— start —

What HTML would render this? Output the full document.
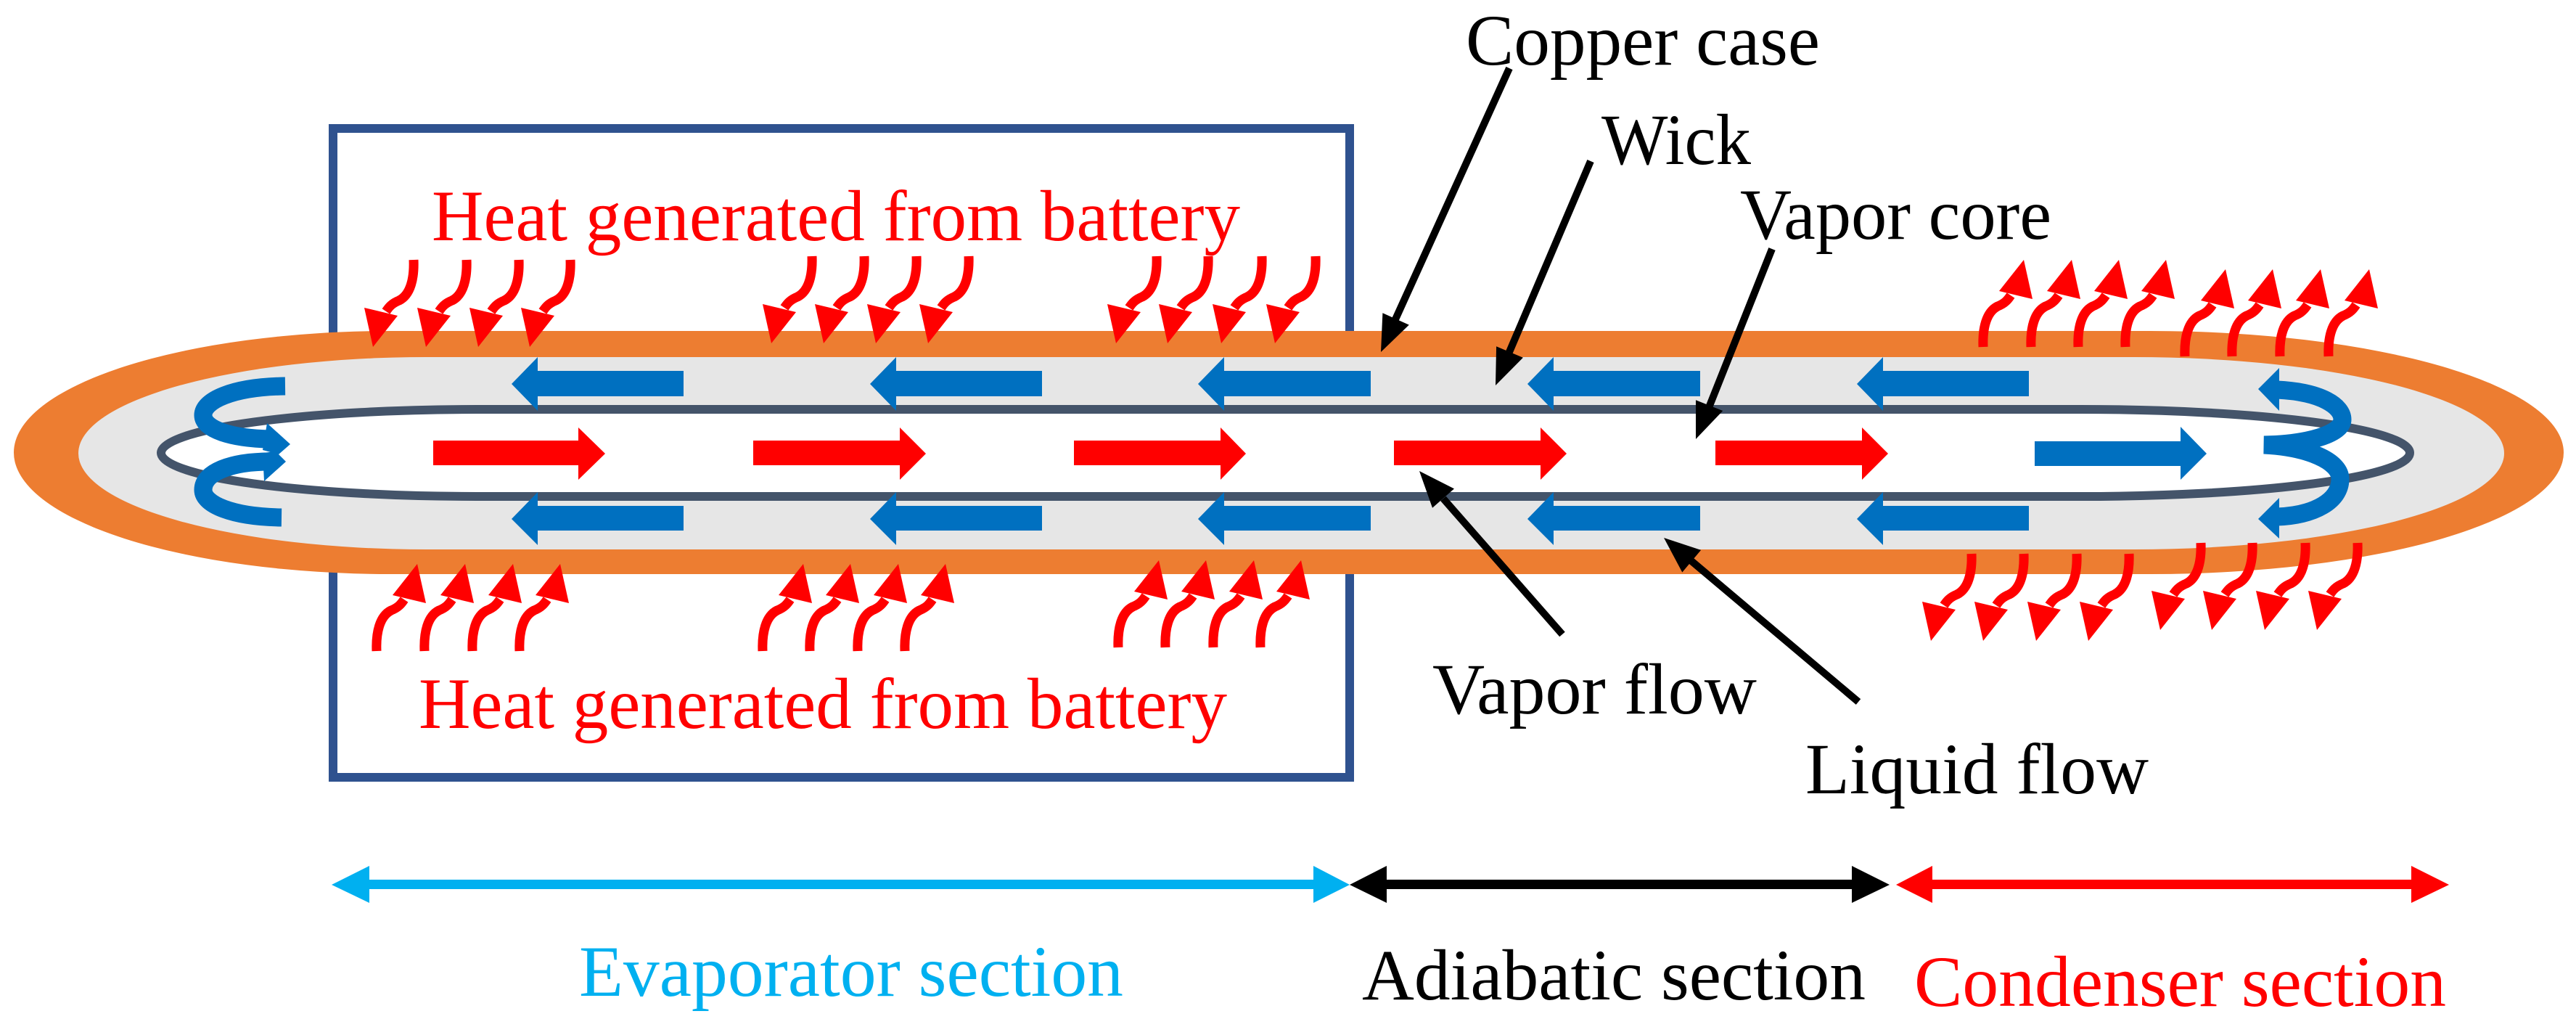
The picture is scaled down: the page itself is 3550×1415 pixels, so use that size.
<!DOCTYPE html>
<html><head><meta charset="utf-8"><style>
html,body{margin:0;padding:0;background:#fff;}
svg{display:block;}
</style></head><body>
<svg width="3550" height="1415" viewBox="0 0 3550 1415" xmlns="http://www.w3.org/2000/svg">
<defs>
<g id="hu">
<path d="M -56,120 C -57,95 -52,72 -36,64 C -26,60 -22,55 -18,49" fill="none" stroke="#FF0000" stroke-width="13"/>
<polygon points="0,0 -34,43 12,54" fill="#FF0000"/>
</g>
<g id="hd"><use href="#hu" transform="scale(-1,-1)"/></g>
</defs>

<rect x="459" y="177" width="1401" height="894" fill="none" stroke="#2F528F" stroke-width="12"/>

<path d="M 539,456 L 2963,456 A 570,167.5 0 0 1 2963,791 L 539,791 A 520,167.5 0 0 1 539,456 Z" fill="#ED7D31"/>
<path d="M 588,492 L 2941,492 A 510,132.5 0 0 1 2941,757 L 588,757 A 480,132.5 0 0 1 588,492 Z" fill="#E6E6E6"/>
<path d="M 657,564 L 2867,564 A 454,60 0 0 1 2867,684 L 657,684 A 435,60 0 0 1 657,564 Z" fill="#fff" stroke="#44546A" stroke-width="12"/>

<g fill="#0070C0">
<polygon points="705,529 741,492 741,511 942,511 942,546 741,546 741,566"/>
<polygon points="1199,529 1235,492 1235,511 1436,511 1436,546 1235,546 1235,566"/>
<polygon points="1651,529 1687,492 1687,511 1889,511 1889,546 1687,546 1687,566"/>
<polygon points="2105,529 2141,492 2141,511 2343,511 2343,546 2141,546 2141,566"/>
<polygon points="2559,529 2595,492 2595,511 2796,511 2796,546 2595,546 2595,566"/>
<polygon points="705,715 741,678 741,697 942,697 942,731 741,731 741,751"/>
<polygon points="1199,715 1235,678 1235,697 1436,697 1436,731 1235,731 1235,751"/>
<polygon points="1651,715 1687,678 1687,697 1889,697 1889,731 1687,731 1687,751"/>
<polygon points="2105,715 2141,678 2141,697 2343,697 2343,731 2141,731 2141,751"/>
<polygon points="2559,715 2595,678 2595,697 2796,697 2796,731 2595,731 2595,751"/>
<polygon points="2804,608 3005,608 3005,588 3041,625 3005,661 3005,642 2804,642"/>
</g>
<g fill="#FF0000">
<polygon points="597,607 797,607 797,589 834,625 797,661 797,641 597,641"/>
<polygon points="1038,607 1240,607 1240,589 1276,625 1240,661 1240,641 1038,641"/>
<polygon points="1480,607 1682,607 1682,589 1717,625 1682,661 1682,641 1480,641"/>
<polygon points="1921,607 2123,607 2123,589 2159,625 2123,661 2123,641 1921,641"/>
<polygon points="2364,607 2566,607 2566,589 2602,625 2566,661 2566,641 2364,641"/>
</g>

<g fill="none" stroke="#0070C0" stroke-width="25">
<path d="M 393,532 C 320,533 280,552 280,572 C 280,592 320,604 372,605"/>
<path d="M 388,713 C 320,712 280,695 280,675 C 280,650 320,636 372,636"/>
<path d="M 3138,537 C 3200,540 3228,560 3228,578 C 3228,598 3180,612 3120,613 C 3180,616 3225,635 3225,660 C 3225,690 3190,710 3138,712"/>
</g>
<g fill="#0070C0">
<polygon points="368,583 400,612 384,626 362,620"/>
<polygon points="362,624 380,622 394,636 364,663"/>
<polygon points="3112,536 3141,507 3141,566"/>
<polygon points="3112,715 3141,686 3141,742"/>
</g>

<g>
<use href="#hd" transform="translate(514,478)"/>
<use href="#hd" transform="translate(587,478)"/>
<use href="#hd" transform="translate(659,478)"/>
<use href="#hd" transform="translate(730,478)"/>
<use href="#hd" transform="translate(1063,473)"/>
<use href="#hd" transform="translate(1135,473)"/>
<use href="#hd" transform="translate(1207,473)"/>
<use href="#hd" transform="translate(1279,473)"/>
<use href="#hd" transform="translate(1538,473)"/>
<use href="#hd" transform="translate(1609,473)"/>
<use href="#hd" transform="translate(1683,473)"/>
<use href="#hd" transform="translate(1757,473)"/>
<use href="#hu" transform="translate(575,777)"/>
<use href="#hu" transform="translate(641,777)"/>
<use href="#hu" transform="translate(707,777)"/>
<use href="#hu" transform="translate(772,777)"/>
<use href="#hu" transform="translate(1107,777)"/>
<use href="#hu" transform="translate(1172,777)"/>
<use href="#hu" transform="translate(1238,777)"/>
<use href="#hu" transform="translate(1303,777)"/>
<use href="#hu" transform="translate(1597,772)"/>
<use href="#hu" transform="translate(1662,772)"/>
<use href="#hu" transform="translate(1728,772)"/>
<use href="#hu" transform="translate(1793,772)"/>
<use href="#hu" transform="translate(2789,358)"/>
<use href="#hu" transform="translate(2855,358)"/>
<use href="#hu" transform="translate(2920,358)"/>
<use href="#hu" transform="translate(2985,358)"/>
<use href="#hu" transform="translate(3067,371)"/>
<use href="#hu" transform="translate(3132,371)"/>
<use href="#hu" transform="translate(3198,371)"/>
<use href="#hu" transform="translate(3265,371)"/>
<use href="#hd" transform="translate(2661,883)"/>
<use href="#hd" transform="translate(2733,883)"/>
<use href="#hd" transform="translate(2806,883)"/>
<use href="#hd" transform="translate(2878,883)"/>
<use href="#hd" transform="translate(2977,868)"/>
<use href="#hd" transform="translate(3048,868)"/>
<use href="#hd" transform="translate(3121,868)"/>
<use href="#hd" transform="translate(3193,868)"/>
</g>

<g stroke="#000" stroke-width="10" fill="none">
<line x1="2080" y1="94" x2="1923" y2="440"/>
<line x1="2192" y1="222" x2="2080" y2="485"/>
<line x1="2442" y1="343" x2="2356" y2="559"/>
<line x1="2153" y1="874" x2="1989" y2="687"/>
<line x1="2561" y1="967" x2="2331" y2="773"/>
</g>
<g fill="#000">
<polygon points="1903,485 1941.8,447.6 1905.4,431.2"/>
<polygon points="2061,531 2098.9,492.8 2062.1,477.2"/>
<polygon points="2337,605 2374.2,566 2337,551.2"/>
<polygon points="1956,649 2004,673.4 1974,699.8"/>
<polygon points="2293,741 2344.1,757.9 2318.3,788.5"/>
</g>

<g>
<rect x="500" y="1212" width="1320" height="13" fill="#00B0F0"/>
<polygon points="457,1219 509,1193 509,1244" fill="#00B0F0"/>
<polygon points="1860,1219 1810,1193 1810,1244" fill="#00B0F0"/>
<rect x="1900" y="1212" width="660" height="13" fill="#000"/>
<polygon points="1860,1219 1911,1193 1911,1244" fill="#000"/>
<polygon points="2604,1219 2552,1193 2552,1244" fill="#000"/>
<rect x="2655" y="1212" width="675" height="13" fill="#FF0000"/>
<polygon points="2613,1219 2663,1193 2663,1244" fill="#FF0000"/>
<polygon points="3375,1219 3323,1193 3323,1244" fill="#FF0000"/>
</g>

<g font-family="'Liberation Serif', 'Times New Roman', serif" font-size="100">
<text x="595" y="331" fill="#FF0000" textLength="1114" lengthAdjust="spacingAndGlyphs">Heat generated from battery</text>
<text x="577" y="1003" fill="#FF0000" textLength="1114" lengthAdjust="spacingAndGlyphs">Heat generated from battery</text>
<text x="2020" y="89" fill="#000" textLength="488" lengthAdjust="spacingAndGlyphs">Copper case</text>
<text x="2207" y="226" fill="#000" textLength="206" lengthAdjust="spacingAndGlyphs">Wick</text>
<text x="2398" y="329" fill="#000" textLength="429" lengthAdjust="spacingAndGlyphs">Vapor core</text>
<text x="1974" y="983" fill="#000" textLength="447" lengthAdjust="spacingAndGlyphs">Vapor flow</text>
<text x="2488" y="1093" fill="#000" textLength="473" lengthAdjust="spacingAndGlyphs">Liquid flow</text>
<text x="798" y="1372" fill="#00B0F0" textLength="750" lengthAdjust="spacingAndGlyphs">Evaporator section</text>
<text x="1877" y="1377" fill="#000" textLength="694" lengthAdjust="spacingAndGlyphs">Adiabatic section</text>
<text x="2638" y="1386" fill="#FF0000" textLength="733" lengthAdjust="spacingAndGlyphs">Condenser section</text>
</g>
</svg>
</body></html>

— end —

■ **EXERCISE DESCRIPTION**
Write down every line from the opening of the listing to the line with "657,564 L 2867,564", both included, and nothing else; the pictures are omitted.

■ **TASK SOLUTION**
What HTML would render this? Output the full document.
The picture is scaled down: the page itself is 3550×1415 pixels, so use that size.
<!DOCTYPE html>
<html><head><meta charset="utf-8"><style>
html,body{margin:0;padding:0;background:#fff;}
svg{display:block;}
</style></head><body>
<svg width="3550" height="1415" viewBox="0 0 3550 1415" xmlns="http://www.w3.org/2000/svg">
<defs>
<g id="hu">
<path d="M -56,120 C -57,95 -52,72 -36,64 C -26,60 -22,55 -18,49" fill="none" stroke="#FF0000" stroke-width="13"/>
<polygon points="0,0 -34,43 12,54" fill="#FF0000"/>
</g>
<g id="hd"><use href="#hu" transform="scale(-1,-1)"/></g>
</defs>

<rect x="459" y="177" width="1401" height="894" fill="none" stroke="#2F528F" stroke-width="12"/>

<path d="M 539,456 L 2963,456 A 570,167.5 0 0 1 2963,791 L 539,791 A 520,167.5 0 0 1 539,456 Z" fill="#ED7D31"/>
<path d="M 588,492 L 2941,492 A 510,132.5 0 0 1 2941,757 L 588,757 A 480,132.5 0 0 1 588,492 Z" fill="#E6E6E6"/>
<path d="M 657,564 L 2867,564 A 454,60 0 0 1 2867,684 L 657,684 A 435,60 0 0 1 657,564 Z" fill="#fff" stroke="#44546A" stroke-width="12"/>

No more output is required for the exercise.